Hundreds of thousands of patients will lose access to dental care if better protective equipment is not provided by the NHS, a dentist in Northern Ireland said.
Routine treatment resumed on Monday, with limited numbers of appointments to allow for regular cleaning of surgeries.
Urgent care centres remain open until the end of August.
Alan Clarke, from Belfast, has worked in the health service for the last eight years.
He said: “We are really concerned in our practice for our patients and for the patients of the wider community of Northern Ireland.
“If sustainable options of personal protective equipment are not made available, we will find that many dental practices will be forced to privatise simply to cover costs, not to turn a profit, or they will go bankrupt.
“This is a serious situation.
“We are gravely concerned that hundreds of thousands of patients in Northern Ireland will lose access to dental care which they have been afforded for generations.”
Surgeries were shuttered in March to inhibit the spread of coronavirus.
Dentists have urged the Department of Health to cover the cost of purchasing a higher level of personal protective equipment.
They believe it is needed during aerosol-generating procedures (AGPs) such as fillings.
Mr Clarke said dentists were facing a crisis.
He added: “Many people who receive oral cancer screening, who see many of their own health needs already ignored due to the coronavirus pandemic, will find that in many months other needs will not be met.

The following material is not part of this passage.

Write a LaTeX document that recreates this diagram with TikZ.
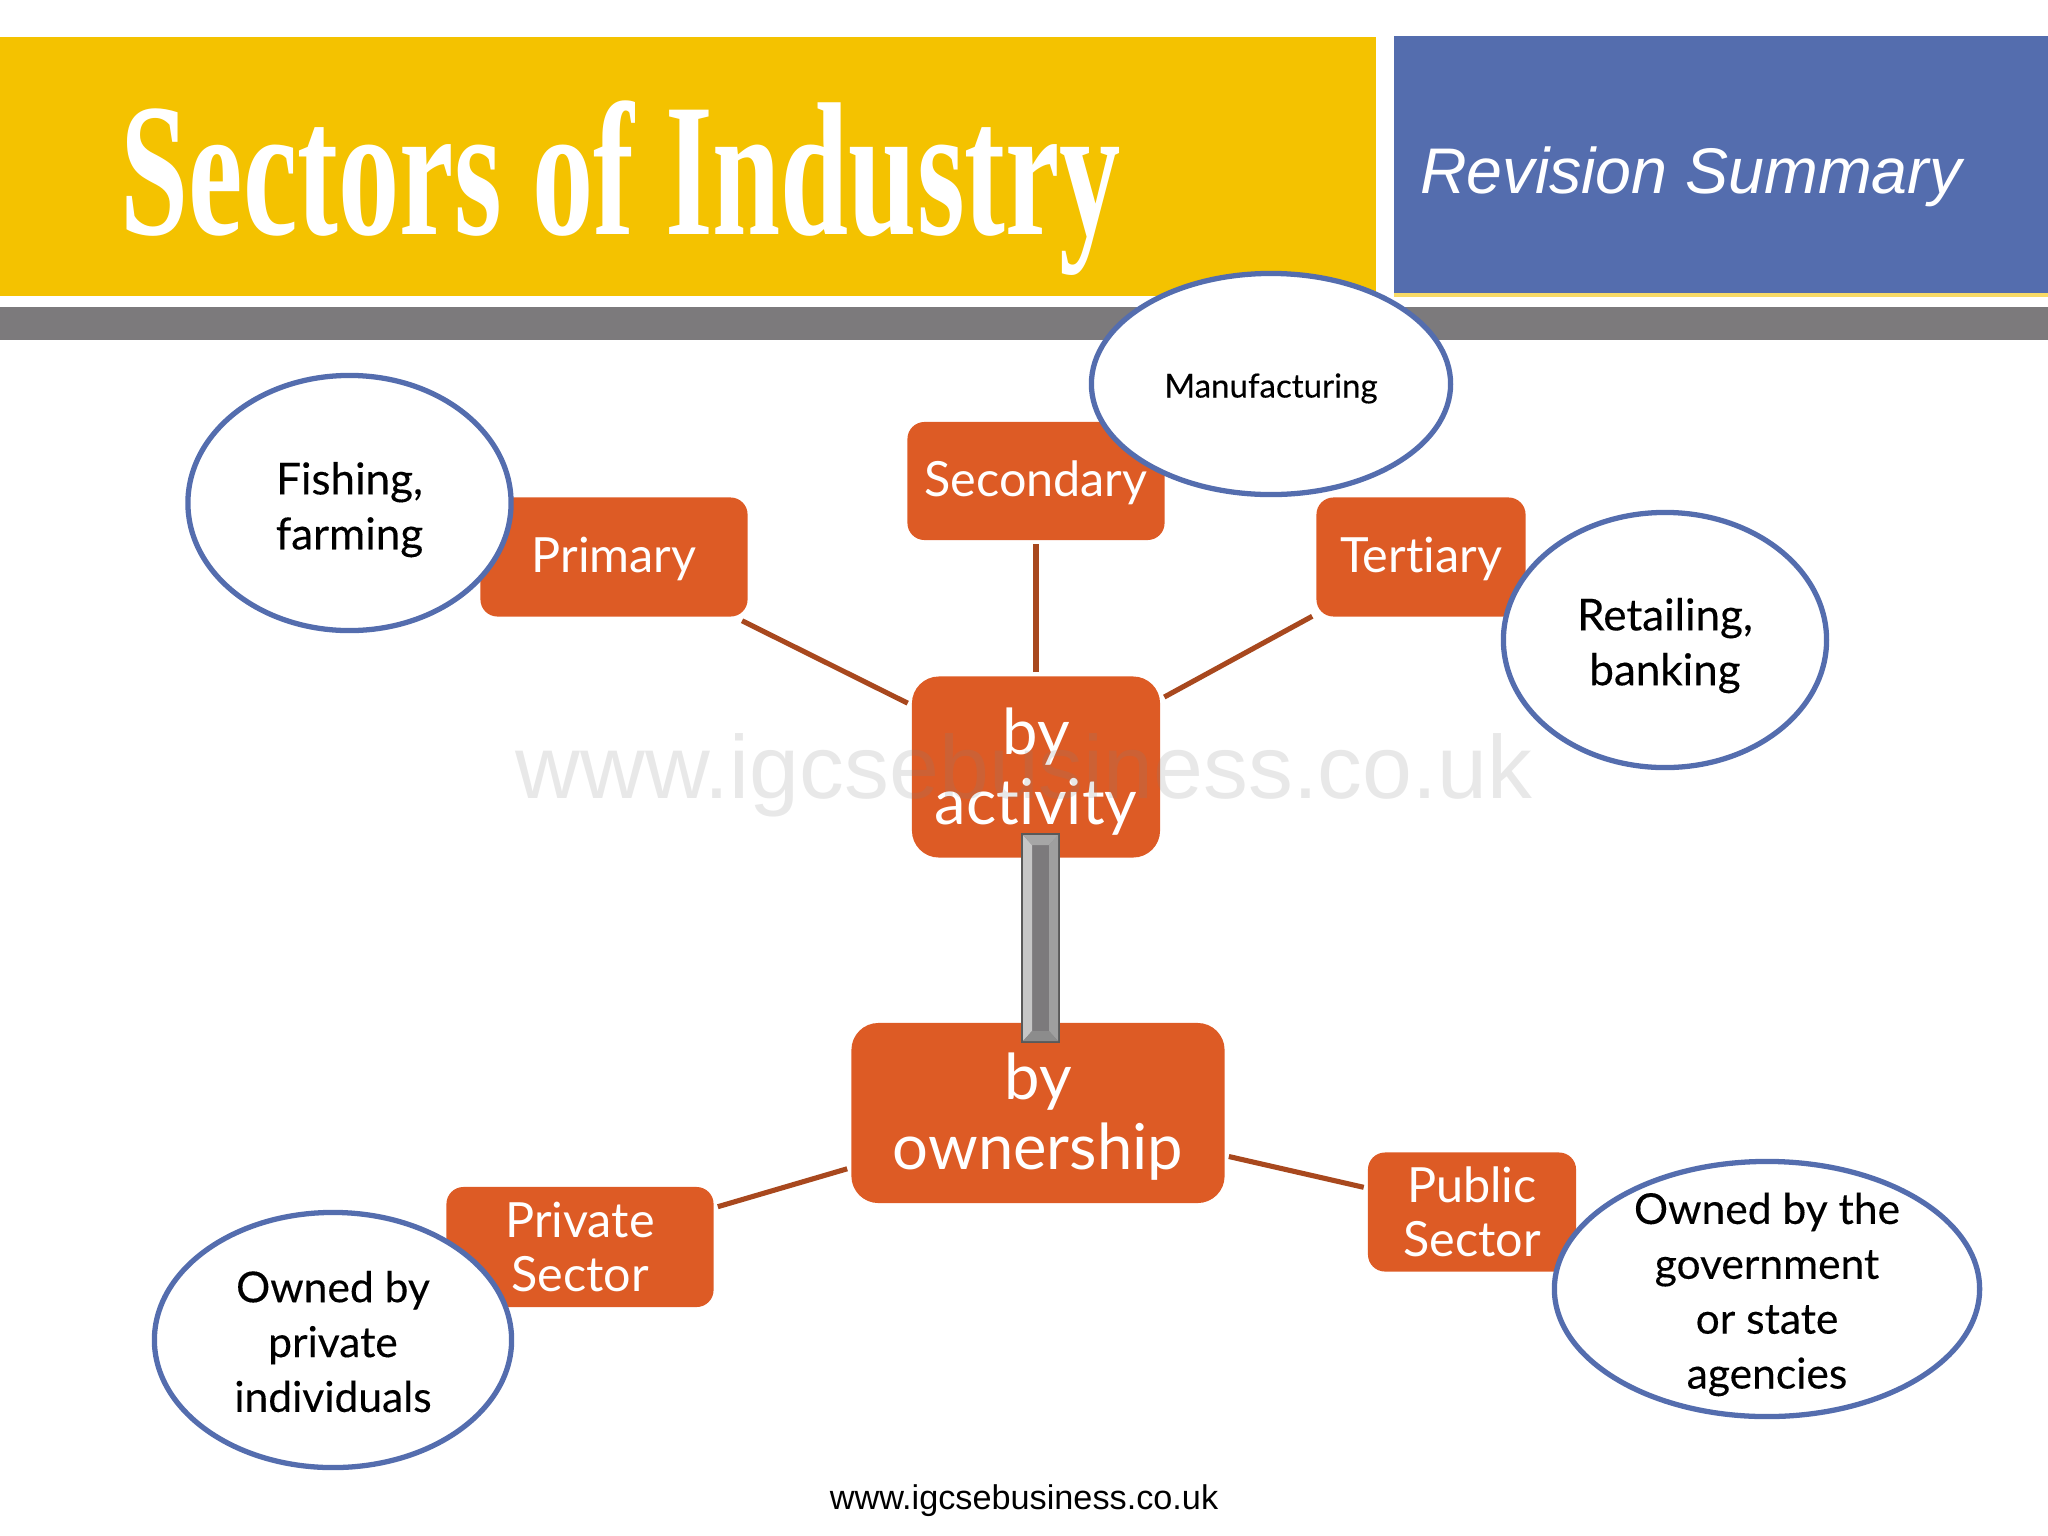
\documentclass[tikz,border=0pt]{standalone}
\usepackage{fontspec}
\setmainfont{Lato}[Ligatures=NoCommon]
\newfontfamily\arialfont{Liberation Sans}
\newfontfamily\titlefont{Liberation Serif}
\newfontfamily\bubblefont{Lato}[Ligatures=NoCommon,FakeBold=0.25]
\usepackage{xcolor}
\usetikzlibrary{calc}
\usetikzlibrary{shapes.geometric}
\definecolor{bannerYellow}{HTML}{F4C200}
\definecolor{bannerBlue}{HTML}{546DAE}
\definecolor{bannerGray}{HTML}{7C7A7C}
\definecolor{boxOrange}{HTML}{DD5B25}
\definecolor{linkBrown}{HTML}{A8481E}
\newcommand{\droptext}[1]{\rule{0pt}{#1}}
\tikzset{
  orangebox/.style={fill=boxOrange, text=white, rounded corners=.17cm, inner sep=0, outer sep=1.2pt, align=center, font=\fontsize{13.8}{15.2}\selectfont},
  bigbox/.style={orangebox, rounded corners=.27cm, font=\fontsize{18}{19.9}\selectfont},
  bubble/.style={ellipse, draw=bannerBlue, line width=1.5pt, fill=white, inner sep=0, align=center, font=\bubblefont\fontsize{12.5}{15.6}\selectfont},
  linkline/.style={draw=linkBrown, line width=1.45pt}
}

\begin{document}
\begin{tikzpicture} [x=.01cm,y=-.01cm]
\useasboundingbox (0,0) rectangle (2048,1536);

\fill[bannerYellow] (0,37) rectangle (1376,296);
\fill[bannerBlue] (1394,36) rectangle (2048,293);
\fill[bannerYellow!60] (1394,293) rectangle (2048,297);
\fill[bannerGray] (0,307) rectangle (2048,340);
\node[white, xscale=.645, font=\titlefont\bfseries\fontsize{54}{54}\selectfont] (title) at (621,188) {Sectors of Industry};
\node[white, font=\arialfont\itshape\fontsize{18.35}{20}\selectfont] (revision) at (1691,177) {Revision Summary};

\node[orangebox, minimum width=2.67cm, minimum height=1.19cm] (primary) at (614,557) {\droptext{11.4pt}Primary};
\node[orangebox, minimum width=2.57cm, minimum height=1.18cm] (secondary) at (1036,481) {\droptext{11.4pt}Secondary};
\node[orangebox, minimum width=2.09cm, minimum height=1.19cm] (tertiary) at (1421,557) {\droptext{11.4pt}Tertiary};
\node[orangebox, minimum width=2.67cm, minimum height=1.2cm] (private) at (580,1247) {Private\\Sector};
\node[orangebox, minimum width=2.08cm, minimum height=1.19cm] (public) at (1472,1212) {Public\\Sector};
\node[bigbox, minimum width=2.48cm, minimum height=1.81cm] (activity) at (1036,767) {\droptext{15.6pt}by\\activity};
\node[bigbox, minimum width=3.73cm, minimum height=1.8cm] (ownership) at (1038,1113) {\droptext{15.2pt}by\\ownership};

\foreach \b in {primary,secondary,tertiary} {
  \draw[linkline] (activity)--(\b);
}
\foreach \b in {private,public} {
  \draw[linkline] (ownership)--(\b);
}

\node[bubble, minimum width=3.23cm, minimum height=2.55cm] (fishing) at (349.5,503) {\droptext{13pt}Fishing,\\farming};
\node[bubble, minimum width=3.59cm, minimum height=2.21cm, font=\bubblefont\fontsize{9.4}{12}\selectfont] (making) at (1271,384) {\droptext{9.4pt}Manufacturing};
\node[bubble, minimum width=3.23cm, minimum height=2.55cm] (retailing) at (1665,640) {\droptext{12.4pt}Retailing,\\banking};
\node[bubble, minimum width=3.57cm, minimum height=2.55cm, font=\bubblefont\fontsize{12.1}{15.6}\selectfont] (ownedprivate) at (333,1340) {\droptext{9.8pt}Owned by\\private\\individuals};
\node[bubble, inner ysep=-.6cm, minimum width=4.25cm, minimum height=2.55cm, font=\bubblefont\fontsize{12.1}{15.6}\selectfont] (ownedstate) at (1767,1289) {\droptext{12pt}Owned by the\\government\\or state\\agencies};

% bevelled bar between the two main boxes
\draw[fill=bannerGray, draw=black!65, line width=.5pt] (1022,834) rectangle (1059,1042);
\fill[gray!45] (1023,835)--(1032,845)--(1032,1031)--(1023,1041)--cycle;
\fill[gray!75] (1058,835)--(1049,845)--(1049,1031)--(1058,1041)--cycle;
\fill[gray!70] (1023,835)--(1032,845)--(1049,845)--(1058,835)--cycle;
\fill[gray!90] (1023,1041)--(1032,1031)--(1049,1031)--(1058,1041)--cycle;

\node[text=gray, opacity=.18, font=\arialfont\fontsize{25.5}{27}\selectfont] (watermark) at (1024,775) {www.igcsebusiness.co.uk};
\node[font=\arialfont\fontsize{9.74}{11}\selectfont] (website) at (1024,1501) {www.igcsebusiness.co.uk};
\end{tikzpicture}
\end{document}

“We will have children suffering pain, many patients who would have been seen will simply not be able to access the treatment.
“Unfortunately, it will be those from the lower socio-economic backgrounds who will be hit hardest and hit first.”
On Friday, the Health and Social Care Board launched a scheme to provide funding to general dental practices for mask fit testing.
The Health Department said: “This should help alleviate a key constraint for practices in their efforts to provide AGPs.”
It urged patients to contact their own dentist in the first instance for any dental problem and said they could offer appointments or refer for urgent dental care.
The department added: “Urgent dental care (UDC) centres will remain open until the end of August while the phased implementation to rebuild general dental services continues.
“The UDCs will be able to open as normal on Monday.
“The service will therefore continue uninterrupted.
“The delivery of £1 million worth of level 1 PPE is due to commence this week.”
The minister has also announced that a financial support scheme, which has already provided £16 million in payments to local dentists, will continue for a further month to support the return of non-urgent dental care as the restrictions are lifted.
In the interim, the department said it would engage with the profession around the provision of ongoing financial support for the remainder of 2020/21.